In aggiunta, il riconoscimento del diritto del conduttore ad una riduzione del canone, proporzionata alla sopravvenuta diminuzione del godimento, costituisce specifica applicazione di un principio generale che presiede la disciplina delle locazioni, quello “della sinallagmaticità fra godimento e corrispettivo”, per cui ove quel godimento non è attuabile secondo le previsioni contrattuali il conduttore è abilitato a pretendere una riduzione del relativo corrispettivo e financo legittimato alla risoluzione del rapporto, quando quella diminuzione è tale da comportare il venir meno dello stesso interesse del conduttore alla persistenza della locazione” (Cass. n. 3590/1992). Nel caso in esame è indubbio che, per effetto delle disposizioni emergenziali, la prestazione del locatore di assicurare il godimento dell’immobile per la destinazione contrattuale non è stata adempiuta nella sua interezza, essendo stato precluso, per una parte del periodo in questione (1 aprile -17 maggio 2020), lo svolgimento dell’attività professionale per il quale esso era stato locato e quindi l’uso pattuito. Parimenti indubbio è che ciò non è imputabile al locatore.
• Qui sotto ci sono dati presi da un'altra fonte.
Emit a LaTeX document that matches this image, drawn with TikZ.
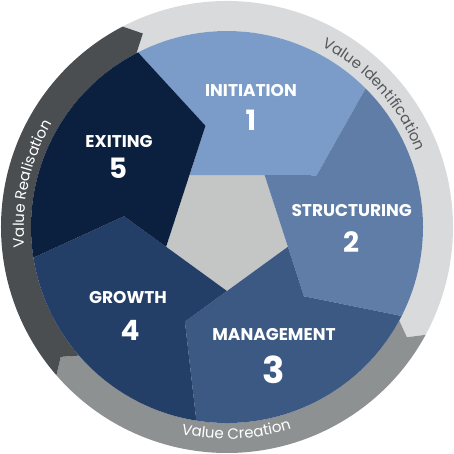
\documentclass[tikz,border=0pt]{standalone}
\usepackage{fontspec}
\setmainfont{Poppins}
\usepackage{tikz}
\usetikzlibrary{decorations.text}
\definecolor{ringlight}{HTML}{D9DADB}
\definecolor{ringmid}{HTML}{8E9192}
\definecolor{ringdark}{HTML}{4B4E51}
\definecolor{ringtext}{HTML}{55585B}
\definecolor{core}{HTML}{C4C5C5}
\definecolor{initiation}{HTML}{7B9CC8}
\definecolor{structuring}{HTML}{5F7DA6}
\definecolor{management}{HTML}{3C5984}
\definecolor{growth}{HTML}{243F67}
\definecolor{exiting}{HTML}{0B1F3F}
\begin{document}
\begin{tikzpicture}
            [x=1pt, y=1pt, every node/.style={inner sep=0pt},
             title/.style={text=white, font=\bfseries\fontsize{17}{17}\selectfont},
             number/.style={text=white, font=\bfseries\fontsize{28}{28}\selectfont},
             ringlabel/.style={decorate, decoration={text along path, text align=center, text={#1}}}]
                \useasboundingbox (-227, -226) rectangle (227, 227);
                \fill [ringlight] (117.5:226) arc[start angle=117.5, end angle=-28.5, radius=226] -- (-31.5:211) -- (-28.5:196) arc[start angle=-28.5, end angle=117.5, radius=196] -- (113.5:211) -- cycle;
                \fill [ringmid] (-28.5:226) arc[start angle=-28.5, end angle=-139, radius=226] -- (-142:211) -- (-139:196) arc[start angle=-139, end angle=-28.5, radius=196] -- (-31.5:211) -- cycle;
                \fill [ringdark] (221:226) arc[start angle=221, end angle=117.5, radius=226] -- (113.5:211) -- (117.5:196) arc[start angle=117.5, end angle=221, radius=196] -- (218:211) -- cycle;
                \fill [core] (126:64) -- (54:64) -- (-18:64) -- (-90:64) -- (198:64) -- cycle;
                \fill [initiation] (126:64) -- (54:64) -- (30:103.5) -- (45:196) arc[start angle=45, end angle=117, radius=196] -- (102:103.5) -- cycle;
                \fill [structuring] (54:64) -- (-18:64) -- (-42:103.5) -- (-27:196) arc[start angle=-27, end angle=45, radius=196] -- (30:103.5) -- cycle;
                \fill [management] (-18:64) -- (-90:64) -- (-114:103.5) -- (-99:196) arc[start angle=-99, end angle=-27, radius=196] -- (-42:103.5) -- cycle;
                \fill [growth] (-90:64) -- (198:64) -- (174:103.5) -- (189:196) arc[start angle=189, end angle=261, radius=196] -- (-114:103.5) -- cycle;
                \fill [exiting] (198:64) -- (126:64) -- (102:103.5) -- (117:196) arc[start angle=117, end angle=189, radius=196] -- (174:103.5) -- cycle;
                \path [ringlabel={|\fontsize{15}{15}\selectfont\color{ringtext}|Value Identification}] (72:204) arc[start angle=72, end angle=12, radius=204];
                \path [ringlabel={|\fontsize{15}{15}\selectfont\color{white}|Value Creation}] (-117.4:212) arc[start angle=-117.4, end angle=-57.4, radius=212];
                \path [ringlabel={|\fontsize{15}{15}\selectfont\color{white}|Value Realisation}] (197.5:203) arc[start angle=197.5, end angle=137.5, radius=203];
                \node (1) [title] at (24pt, 136.5pt) {INITIATION};
                \node (n1) [number] at (24pt, 107pt) {1};
                \node (2) [title] at (124.7pt, 16.5pt) {STRUCTURING};
                \node (n2) [number] at (124pt, -14.7pt) {2};
                \node (3) [title] at (47pt, -108pt) {MANAGEMENT};
                \node (n3) [number, font=\bfseries\fontsize{37}{37}\selectfont] at (47pt, -143pt) {3};
                \node (4) [title] at (-99pt, -71pt) {GROWTH};
                \node (n4) [number] at (-97pt, -103pt) {4};
                \node (5) [title] at (-108pt, 85pt) {EXITING};
                \node (n5) [number] at (-109pt, 59pt) {5};
            \end{tikzpicture}
\end{document}
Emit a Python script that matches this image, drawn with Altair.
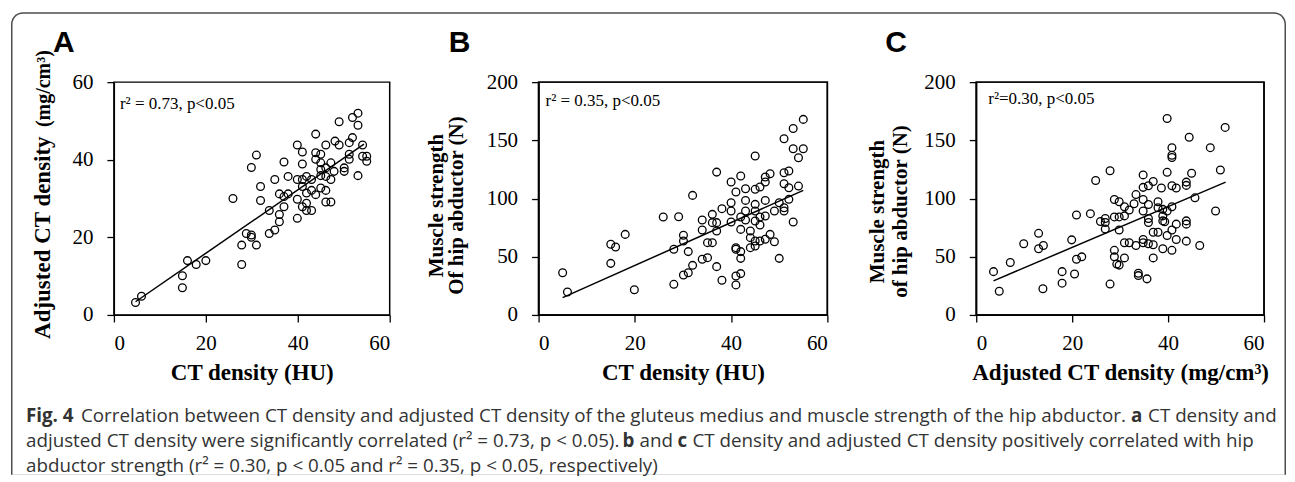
import altair as alt
import pandas as pd

# ---------------- data ----------------
a_x = [4.7, 6.0, 14.9, 14.9, 16.0, 17.9, 20.0, 25.9, 27.8, 27.8, 28.8, 29.9, 29.9, 31.0, 29.9, 31.0,
       31.9, 31.9, 33.8, 33.8, 35.0, 35.0, 36.0, 36.0, 36.0, 37.0, 37.0, 37.0, 37.9, 37.9, 39.9, 39.9,
       39.9, 39.9, 41.0, 41.0, 41.0, 41.0, 41.0, 41.9, 41.9, 41.9, 41.9, 43.0, 43.0, 43.0, 43.9, 43.9,
       43.9, 43.9, 45.0, 45.0, 45.0, 45.0, 45.0, 46.1, 46.1, 46.1, 46.1, 46.1, 47.2, 47.2, 47.2, 47.9,
       48.1, 49.0, 49.0, 50.1, 50.1, 51.2, 51.2, 51.2, 51.9, 51.9, 53.1, 53.1, 53.1, 54.1, 54.1, 55.0, 55.0]
a_y = [3.2, 4.8, 10.1, 7.0, 14.0, 13.0, 14.0, 30.0, 18.0, 13.0, 21.0, 20.6, 20.0, 18.0, 38.0, 41.2,
       33.1, 29.5, 26.9, 21.0, 21.9, 34.9, 31.2, 25.9, 24.0, 39.4, 30.5, 27.9, 35.7, 31.2, 43.8, 34.9,
       29.8, 24.9, 42.0, 38.9, 34.9, 33.1, 27.9, 35.7, 31.4, 28.8, 26.9, 34.9, 32.1, 26.9, 46.6, 41.8,
       40.1, 31.0, 41.4, 39.2, 37.5, 35.9, 32.7, 43.8, 37.9, 35.7, 32.1, 29.1, 39.2, 34.9, 29.1, 37.0,
       44.8, 49.8, 43.8, 37.0, 37.9, 44.4, 40.1, 41.4, 45.7, 50.9, 52.0, 48.9, 35.9, 43.8, 40.9, 40.9, 39.6]

b_x = [5.0, 6.0, 15.0, 16.0, 15.0, 18.0, 19.9, 25.9, 28.1, 28.1, 29.1, 30.1, 30.1, 30.1, 31.1, 31.1,
       32.0, 32.0, 34.0, 34.0, 34.0, 35.1, 35.1, 36.1, 36.1, 36.1, 37.0, 37.0, 37.0, 37.0, 38.1, 38.1,
       40.0, 40.0, 40.0, 40.0, 41.0, 41.0, 41.0, 41.0, 41.0, 42.0, 42.0, 42.0, 42.0, 42.0, 42.0, 43.0,
       43.0, 43.0, 43.0, 44.0, 44.0, 44.0, 45.0, 45.0, 45.0, 45.0, 45.0, 45.0, 45.0, 46.0, 46.0, 46.0,
       46.0, 47.1, 47.1, 47.1, 47.1, 47.1, 48.1, 48.1, 49.0, 49.0, 50.0, 50.0, 51.0, 51.0, 51.0, 51.0,
       51.0, 52.0, 52.0, 52.0, 52.9, 52.9, 52.9, 54.0, 54.0, 55.0, 55.0]
b_y = [36.3, 19.7, 60.7, 58.4, 44.3, 69.2, 21.7, 84.1, 26.3, 56.4, 84.4, 68.4, 63.5, 34.3, 54.4, 36.3,
       102.7, 42.6, 81.5, 73.0, 47.8, 62.1, 49.2, 86.4, 79.3, 62.1, 122.7, 79.3, 72.1, 41.5, 91.3, 29.8,
       114.2, 96.4, 89.3, 79.8, 105.6, 57.8, 56.4, 33.5, 25.8, 119.3, 84.1, 73.5, 54.4, 48.6, 35.5, 108.4,
       98.4, 89.3, 81.5, 72.1, 66.4, 57.8, 136.5, 107.9, 95.0, 89.3, 80.7, 63.5, 59.2, 109.9, 84.1, 77.3,
       63.5, 118.5, 98.4, 85.0, 65.0, 114.2, 121.3, 69.2, 89.3, 62.9, 96.4, 48.6, 151.4, 122.2, 112.7, 92.1,
       89.3, 123.6, 109.3, 99.3, 160.2, 142.8, 79.8, 135.0, 110.7, 168.0, 142.8]

c_x = [3.6, 4.8, 7.1, 9.9, 13.0, 13.0, 14.0, 13.9, 17.9, 17.9, 19.9, 20.5, 20.9, 20.9, 22.0, 23.8,
       24.9, 25.9, 26.9, 26.9, 26.9, 27.9, 27.9, 28.8, 28.8, 28.8, 28.8, 29.8, 29.8, 29.8, 29.8, 29.3,
       30.9, 30.9, 30.9, 30.9, 31.9, 31.9, 32.9, 33.3, 33.3, 33.8, 33.8, 34.8, 34.8, 34.8, 34.8, 34.8,
       34.8, 35.9, 35.9, 35.9, 35.9, 35.9, 35.6, 36.9, 36.9, 36.9, 36.9, 37.9, 37.9, 37.9, 38.6, 38.9,
       38.9, 38.9, 38.9, 39.8, 39.8, 39.8, 39.8, 39.3, 40.8, 40.8, 40.8, 40.8, 40.8, 40.8, 40.8, 41.7,
       41.7, 41.7, 43.8, 43.8, 43.8, 43.8, 43.8, 44.4, 44.9, 45.6, 46.6, 48.8, 49.9, 50.9, 51.9]
c_y = [37.2, 20.3, 45.1, 61.1, 70.1, 56.9, 59.7, 22.5, 37.2, 27.3, 64.5, 35.2, 85.9, 47.9, 49.9, 87.0,
       115.5, 80.3, 82.8, 79.4, 73.8, 123.9, 26.5, 99.2, 84.2, 55.5, 49.9, 97.2, 84.2, 73.0, 42.8, 43.7,
       93.0, 85.1, 62.0, 49.0, 90.1, 62.0, 95.5, 59.7, 103.4, 35.8, 33.8, 120.3, 109.6, 99.2, 89.3, 64.8,
       62.0, 111.0, 94.9, 82.8, 79.4, 61.1, 31.0, 114.6, 71.0, 60.3, 49.0, 97.2, 92.1, 71.0, 109.0, 90.7,
       85.1, 80.8, 56.9, 168.7, 122.5, 89.3, 68.2, 80.0, 143.7, 137.2, 135.2, 111.0, 93.0, 73.0, 55.5, 109.0,
       78.0, 64.8, 114.1, 111.3, 80.8, 78.0, 63.4, 152.7, 121.7, 100.6, 59.7, 143.7, 89.3, 124.5, 161.1]

# fitted regression lines (end points)
a_line_x = [4.7, 54.4]
a_line_y = [3.4, 44.0]
b_line_x = [5.0, 55.0]
b_line_y = [14.9, 107.0]
c_line_x = [3.6, 52.0]
c_line_y = [29.3, 114.1]

x_ticks = [0, 20, 40, 60]
a_y_ticks = [0, 20, 40, 60]
bc_y_ticks = [0, 50, 100, 150, 200]

# caption runs: (text, bold, left x in page px, line index)
caption_runs = [
    ("Fig. 4", True, 25, 0),
    ("Correlation between CT density and adjusted CT density of the gluteus medius and muscle strength of the hip abductor.", False, 80, 0),
    ("a", True, 1131, 0),
    ("CT density and", False, 1148, 0),
    ("adjusted CT density were significantly correlated (r² = 0.73, p < 0.05).", False, 25, 1),
    ("b", True, 622, 1),
    ("and", False, 639, 1),
    ("c", True, 677, 1),
    ("CT density and adjusted CT density positively correlated with hip", False, 692, 1),
    ("abductor strength (r² = 0.30, p < 0.05 and r² = 0.35, p < 0.05, respectively)", False, 25, 2),
]

SERIF = "Liberation Serif"
SANS = "Liberation Sans"
CAP = "Open Sans"
CAP_FS = 18.8
H = 233
AX0 = 113  # panel A plot left, page px
AY0 = 81   # panel A plot top, page px
cap_base = [340, 365, 390]


def panel(xs, ys, lx, ly, ydom, yticks, xtitle, ytitle, w, letter, letter_dx,
          note, note_dx, note_y, tx, ty, tlh, ytfs=21, before=(), after=()):
    xsc = alt.Scale(domain=[0, 60], nice=False, zero=False)
    ysc = alt.Scale(domain=ydom, nice=False, zero=False)
    xenc = alt.X("x:Q", scale=xsc,
                 axis=alt.Axis(values=x_ticks, title=xtitle, labelBaseline="alphabetic",
                               labelPadding=28, titleY=65, titleBaseline="alphabetic",
                               titleFontSize=23, zindex=1))
    yax = dict(values=yticks, labelPadding=14, zindex=1)
    if ytitle:
        yax.update(title=ytitle, titleAngle=270, titleX=tx, titleY=ty, titleAlign="center",
                   titleBaseline="alphabetic", titleLineHeight=tlh, titleFontSize=ytfs)
    else:
        yax.update(title="")
    yenc = alt.Y("y:Q", scale=ysc, axis=alt.Axis(**yax))
    pts = alt.Chart(pd.DataFrame({"x": xs, "y": ys})).mark_point(
        shape="circle", filled=False, size=60, strokeWidth=1.3, color="black", opacity=1
    ).encode(x=xenc, y=yenc)
    line = alt.Chart(pd.DataFrame({"x": lx, "y": ly})).mark_line(
        color="black", strokeWidth=1.5
    ).encode(x=xenc, y=yenc)
    box = alt.Chart(pd.DataFrame({"v": [0]})).mark_rect(
        fillOpacity=0, stroke="black", strokeWidth=1.5
    ).encode(x=alt.value(0), x2=alt.value(w), y=alt.value(0), y2=alt.value(H))
    lab = alt.Chart(pd.DataFrame({"t": [letter]})).mark_text(
        font=SANS, fontSize=30, fontWeight="bold", align="left", baseline="alphabetic", color="black"
    ).encode(x=alt.value(letter_dx), y=alt.value(-30), text="t:N")
    ann = alt.Chart(pd.DataFrame({"t": [note]})).mark_text(
        font=SERIF, fontSize=17, align="left", baseline="alphabetic", color="black"
    ).encode(x=alt.value(note_dx), y=alt.value(note_y), text="t:N")
    layers = list(before) + [box, pts, line, ann, lab] + list(after)
    return alt.layer(*layers).properties(width=w, height=H)


# ---- frame, caption and panel-A y title, positioned relative to panel A's plot origin ----
FL, FR, FT, FB = -103, 1173, -70, 393
frame_outer = alt.Chart(pd.DataFrame({"v": [0]})).mark_rect(
    color="#4d4d4d", cornerRadiusTopLeft=12, cornerRadiusTopRight=12
).encode(x=alt.value(FL), x2=alt.value(FR), y=alt.value(FT), y2=alt.value(FB))
frame_inner = alt.Chart(pd.DataFrame({"v": [0]})).mark_rect(
    color="white", cornerRadiusTopLeft=10.5, cornerRadiusTopRight=10.5
).encode(x=alt.value(FL + 1.5), x2=alt.value(FR - 1.5), y=alt.value(FT + 1.5), y2=alt.value(FB))

extra = []
for txt, bold, xa, li in caption_runs:
    extra.append(
        alt.Chart(pd.DataFrame({"t": [txt]})).mark_text(
            font=CAP, fontSize=CAP_FS, fontWeight="bold" if bold else "normal", align="left",
            baseline="alphabetic", color="#333333"
        ).encode(x=alt.value(xa - AX0), y=alt.value(cap_base[li]), text="t:N")
    )

# panel A y title: main part and smaller unit part, reading bottom to top
a_ytitle_main = "Adjusted CT density"
a_ytitle_unit = "(mg/cm³)"
extra.append(alt.Chart(pd.DataFrame({"t": [a_ytitle_main]})).mark_text(
    font=SERIF, fontSize=23, fontWeight="bold", angle=270, align="left", baseline="alphabetic",
    color="black").encode(x=alt.value(-64), y=alt.value(257), text="t:N"))
extra.append(alt.Chart(pd.DataFrame({"t": [a_ytitle_unit]})).mark_text(
    font=SERIF, fontSize=20, fontWeight="bold", angle=270, align="left", baseline="alphabetic",
    color="black").encode(x=alt.value(-64), y=alt.value(45), text="t:N"))

pa = panel(a_x, a_y, a_line_x, a_line_y, [0, 60], a_y_ticks, "CT density (HU)",
           None, 276, "A", -61, "r² = 0.73, p<0.05", 6, 27, -65, 97, 20,
           before=[frame_outer, frame_inner], after=extra)
pb = panel(b_x, b_y, b_line_x, b_line_y, [0, 200], bc_y_ticks, "CT density (HU)",
           ["Muscle strength", "Of hip abductor (N)"], 289, "B", -90, "r² = 0.35, p<0.05", 7, 24,
           -96, 123, 20)
pc = panel(c_x, c_y, c_line_x, c_line_y, [0, 200], bc_y_ticks, "Adjusted CT density (mg/cm³)",
           ["Muscle strength", "of hip abductor (N)"], 288, "C", -91, "r²=0.30, p<0.05", 12, 22,
           -93, 129, 23)

chart = alt.hconcat(pa, pb, pc, spacing=149, bounds="flush").properties(
    padding={"left": 2, "top": 3, "right": 0, "bottom": 0}
).configure_view(stroke="black", strokeWidth=1.5).configure_axis(
    grid=False, domainColor="black", domainWidth=1.3, tickColor="black", tickSize=7, tickWidth=1.3,
    labelFont=SERIF, labelFontSize=21, labelColor="black", titleFont=SERIF, titleFontSize=21,
    titleFontWeight="bold", titleColor="black"
)

chart.save("out.html", embed_options={"renderer": "svg", "actions": False})
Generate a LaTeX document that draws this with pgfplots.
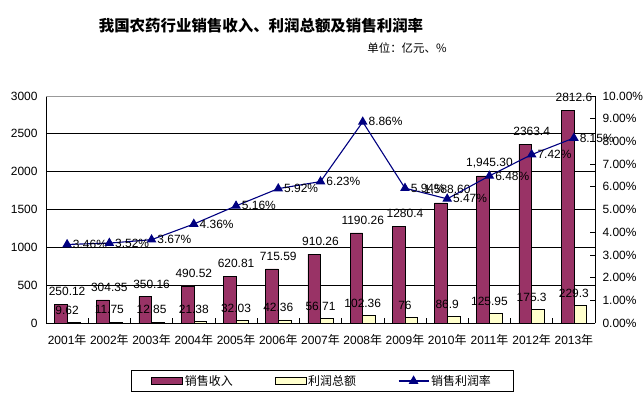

Bisogna ricordare come disciplina generale in tema di parziale inadempimento nei contratti a prestazioni corrispettive consente la riduzione del prezzo solo ove l’impossibilità parziale sia definitiva. Ne deriverebbe che tale norma non sia applicabile analogicamente all’inadempimento durante il periodo di lock-down da Covid, in quanto, questo si presenta di durata “limitata” e non definitiva.
E’ opportuno, però, considerare altresì come il Decreto Rilancio (art. 216, comma 3, L. n. 77/2020), disponga che la sospensione delle attività sportive dà diritto al conduttore di impianti sportivi ad una riduzione del canone locatizio che, salva la prova di un diverso ammontare a cura della parte interessata, si presume pari al cinquanta per cento del canone contrattualmente stabilito.
Una interpretazione costituzionalmente orientata della predetta disposizione ne consente l’applicazione analogica ai rapporti di locazione aventi ad oggetto immobili destinati allo svolgimento della generalità delle attività commerciali, industriali e professionali sospese a causa della pandemia, apparendo essa altrimenti irragionevole sotto il profilo della disparità di trattamento di situazioni uguali o analoghe.
Pertanto, per concludere, sarà consigliabile per le parti di un contratto di locazione di immobile destinato ad attività commerciale, in caso di ritardo o pagamento parziale del canone, valutare e contemperare in concreto i propri interessi, al fine di addivenire, in caso di controversia, ad una soluzione bonaria che soddisfi entrambi gli interessi in gioco.